Transformer encoder.

Transformer encoder is made up of N identical layers. Each layer is composed of the sublayers:

  1. Self-attention layer
  2. Feedforward network (which is 2 fully-connected layers)

num_layers Number of layers.
num_attention_heads Number of attention heads.
intermediate_size Size of the intermediate (Feedforward) layer.
activation Activation for the intermediate layer.
dropout_rate Dropout probability.
attention_dropout_rate Dropout probability for attention layers.
use_bias Whether to enable use_bias in attention layer. If set False, use_bias in attention layer is disabled.
norm_first Whether to normalize inputs to attention and intermediate dense layers.
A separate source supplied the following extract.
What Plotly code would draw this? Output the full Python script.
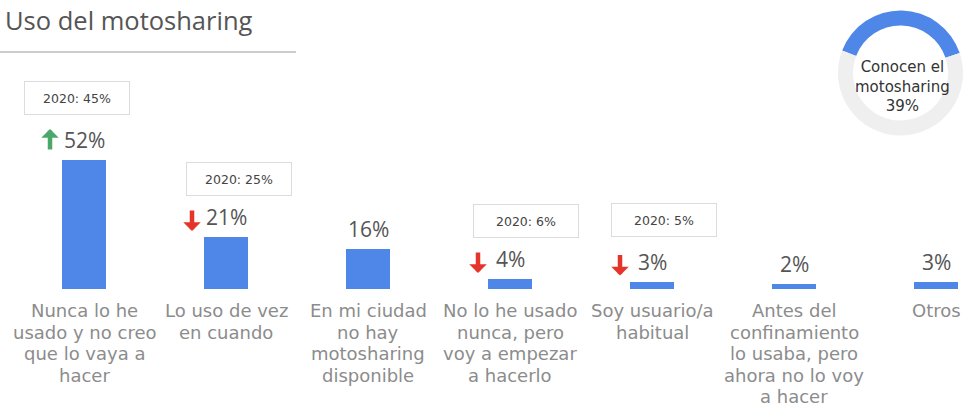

If set False, output of attention and intermediate dense layers is normalized.
norm_epsilon Epsilon value to initialize normalization layers.
intermediate_dropout Dropout probability for intermediate_dropout_layer.
**kwargs key word arguemnts passed to tf.keras.layers.Layer.



View source

Return the output of the encoder.

encoder_inputs A tensor with shape (batch_size, input_length, hidden_size).
attention_mask A mask for the encoder self-attention layer with shape (batch_size, input_length, input_length).

Output of encoder which is a float32 tensor with shape (batch_size, input_length, hidden_size).